A bipartisan group of House lawmakers recently introduced the Farm Bureau-supported Health Insurance Tax Relief Act (H.R. 1398), which would prevent the Health Insurance Tax from going into effect until after 2021.
Most farmers, ranchers and other small businesses do not have a large enough pool of employees to self-insure, so they purchase health insurance for themselves, their families and their employees on the fully insured market.
“The bill addresses one of the major concerns that farmers and ranchers have related to health insurance – cost. The health insurance tax has increased health insurance costs for farmers, ranchers and other small businesses by imposing a levy on the net premiums of health insurance companies, which is then passed on to consumers,” American Farm Bureau Federation President Zippy Duvall said in a letter thanking the bill’s authors, Reps. Ami Bera (D-Calif.), Josh Gottheimer (D-N.J.), Jackie Walorski (R-Ind.) and Kenny Marchant (R-Texas).
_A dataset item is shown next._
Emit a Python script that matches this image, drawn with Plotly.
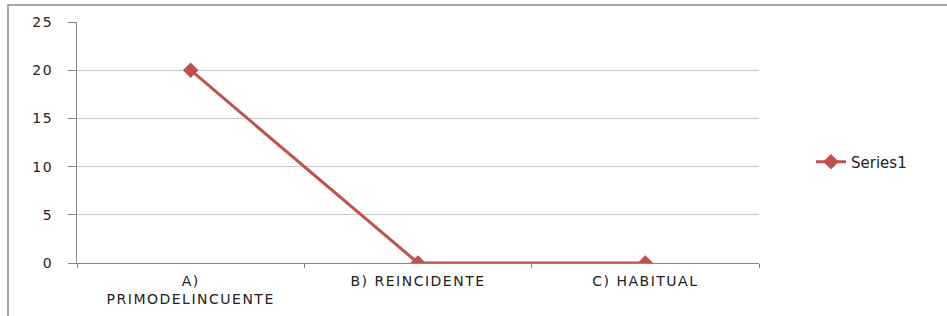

There is a moratorium on the collection of the HIT during 2019, but in 2020 the HIT will collectively add an estimated $16 billion to the cost of coverage for individuals, small businesses, families and others. This works out to an average $500 in added health insurance premiums per family.
The two-year delay the bill would put in place “is needed to provide stability to small business owners and middle-income families so they can continue to purchase health care coverage,” Duvall said, pledging Farm Bureau’s support in helping to get the measure passed.
Farm Bureau also supports two HIT-related Senate bills, the Jobs and Premium Protection Act (S. 80) and the Health Insurance Tax Relief Act of 2019 (S. 172). The former would repeal the HIT, while the latter would delay it until 2022.